STATED PROBLEM
Will you write out the data exactly, excluding every picture?

INFORMATION SUPPLIED

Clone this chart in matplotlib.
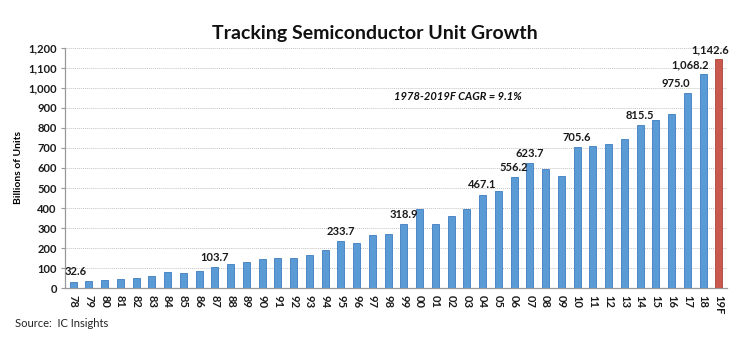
import matplotlib
matplotlib.use("Agg")
import matplotlib.pyplot as plt

plt.rcParams["font.family"] = ["Lato", "DejaVu Sans"]

# data (billions of units)
years = ["78", "79", "80", "81", "82", "83", "84", "85", "86", "87",
         "88", "89", "90", "91", "92", "93", "94", "95", "96", "97",
         "98", "99", "00", "01", "02", "03", "04", "05", "06", "07",
         "08", "09", "10", "11", "12", "13", "14", "15", "16", "17",
         "18", "19F"]
units = [32.6, 37, 42, 47, 48, 58, 80, 76, 87, 103.7,
         122, 132, 145, 150, 150, 166, 190, 233.7, 226, 265,
         270, 318.9, 395, 318, 358, 395, 467.1, 487, 556.2, 623.7,
         597, 562, 705.6, 712, 718, 745, 815.5, 842, 870, 975.0,
         1068.2, 1142.6]
labelled = {"78": 2, "87": 0, "95": 0, "99": 0, "04": 0, "06": 0, "07": 0,
            "10": 0, "14": 0, "17": -8, "18": -9, "19F": -6}

blue, blue_edge = "#5B9BD5", "#3F7CBF"
red, red_edge = "#C9584F", "#A8443D"

fig = plt.figure(figsize=(7.5, 3.5), dpi=100)
ax = fig.add_axes([0.087, 0.177, 0.882, 0.686])

x = range(len(years))
colors = [red if y.endswith("F") else blue for y in years]
edges = [red_edge if y.endswith("F") else blue_edge for y in years]
ax.bar(x, units, width=0.46, color=colors, edgecolor=edges, linewidth=0.6, zorder=3)

for i, (yr, v) in enumerate(zip(years, units)):
    if yr in labelled:
        ax.annotate(f"{v:,.1f}", (i, v), xytext=(labelled[yr], 3),
                    textcoords="offset points", ha="center", va="bottom",
                    fontsize=8, fontweight="bold", color="#1a1a1a")

ax.set_xlim(-0.5, len(years) - 0.5)
ax.set_ylim(0, 1200)
ax.set_yticks(range(0, 1201, 100))
ax.set_yticklabels([f"{t:,}" for t in range(0, 1201, 100)])
ax.set_xticks(list(x))
ax.set_xticklabels(years, rotation=270)

ax.yaxis.grid(True, color="#C4C4C4", linestyle=(0, (1, 1)), linewidth=0.7, zorder=0)
for s in ["top", "right"]:
    ax.spines[s].set_visible(False)
for s in ["left", "bottom"]:
    ax.spines[s].set_color("#999999")
    ax.spines[s].set_linewidth(0.9)
ax.tick_params(axis="y", length=3, color="#999999", labelsize=8, pad=3, labelcolor="#1a1a1a")
ax.tick_params(axis="x", length=0, labelsize=8, pad=5, labelcolor="#1a1a1a")
for lbl in ax.get_xticklabels() + ax.get_yticklabels():
    lbl.set_fontweight("bold")

ax.set_ylabel("Billions of Units", fontsize=7.5, fontweight="bold")
ax.yaxis.set_label_coords(-0.064, 0.5)

fig.text(0.5, 0.905, "Tracking Semiconductor Unit Growth", ha="center", va="center",
         fontsize=14, fontweight="bold", color="#111111")
fig.text(0.525, 0.723, "1978-2019F CAGR = 9.1%", ha="left", va="center",
         fontsize=8, fontweight="bold", fontstyle="italic", color="#111111")
fig.text(0.02, 0.077, "Source:  IC Insights", ha="left", va="center",
         fontsize=8, color="#222222")

fig.savefig("out.png", dpi=100)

COMPLETED EXERCISE
Clone this chart in matplotlib.
import matplotlib
matplotlib.use("Agg")
import matplotlib.pyplot as plt

plt.rcParams["font.family"] = ["Lato", "DejaVu Sans"]

# data (billions of units)
years = ["78", "79", "80", "81", "82", "83", "84", "85", "86", "87",
         "88", "89", "90", "91", "92", "93", "94", "95", "96", "97",
         "98", "99", "00", "01", "02", "03", "04", "05", "06", "07",
         "08", "09", "10", "11", "12", "13", "14", "15", "16", "17",
         "18", "19F"]
units = [32.6, 37, 42, 47, 48, 58, 80, 76, 87, 103.7,
         122, 132, 145, 150, 150, 166, 190, 233.7, 226, 265,
         270, 318.9, 395, 318, 358, 395, 467.1, 487, 556.2, 623.7,
         597, 562, 705.6, 712, 718, 745, 815.5, 842, 870, 975.0,
         1068.2, 1142.6]
labelled = {"78": 2, "87": 0, "95": 0, "99": 0, "04": 0, "06": 0, "07": 0,
            "10": 0, "14": 0, "17": -8, "18": -9, "19F": -6}

blue, blue_edge = "#5B9BD5", "#3F7CBF"
red, red_edge = "#C9584F", "#A8443D"

fig = plt.figure(figsize=(7.5, 3.5), dpi=100)
ax = fig.add_axes([0.087, 0.177, 0.882, 0.686])

x = range(len(years))
colors = [red if y.endswith("F") else blue for y in years]
edges = [red_edge if y.endswith("F") else blue_edge for y in years]
ax.bar(x, units, width=0.46, color=colors, edgecolor=edges, linewidth=0.6, zorder=3)

for i, (yr, v) in enumerate(zip(years, units)):
    if yr in labelled:
        ax.annotate(f"{v:,.1f}", (i, v), xytext=(labelled[yr], 3),
                    textcoords="offset points", ha="center", va="bottom",
                    fontsize=8, fontweight="bold", color="#1a1a1a")

ax.set_xlim(-0.5, len(years) - 0.5)
ax.set_ylim(0, 1200)
ax.set_yticks(range(0, 1201, 100))
ax.set_yticklabels([f"{t:,}" for t in range(0, 1201, 100)])
ax.set_xticks(list(x))
ax.set_xticklabels(years, rotation=270)

ax.yaxis.grid(True, color="#C4C4C4", linestyle=(0, (1, 1)), linewidth=0.7, zorder=0)
for s in ["top", "right"]:
    ax.spines[s].set_visible(False)
for s in ["left", "bottom"]:
    ax.spines[s].set_color("#999999")
    ax.spines[s].set_linewidth(0.9)
ax.tick_params(axis="y", length=3, color="#999999", labelsize=8, pad=3, labelcolor="#1a1a1a")
ax.tick_params(axis="x", length=0, labelsize=8, pad=5, labelcolor="#1a1a1a")
for lbl in ax.get_xticklabels() + ax.get_yticklabels():
    lbl.set_fontweight("bold")

ax.set_ylabel("Billions of Units", fontsize=7.5, fontweight="bold")
ax.yaxis.set_label_coords(-0.064, 0.5)

fig.text(0.5, 0.905, "Tracking Semiconductor Unit Growth", ha="center", va="center",
         fontsize=14, fontweight="bold", color="#111111")
fig.text(0.525, 0.723, "1978-2019F CAGR = 9.1%", ha="left", va="center",
         fontsize=8, fontweight="bold", fontstyle="italic", color="#111111")
fig.text(0.02, 0.077, "Source:  IC Insights", ha="left", va="center",
         fontsize=8, color="#222222")

fig.savefig("out.png", dpi=100)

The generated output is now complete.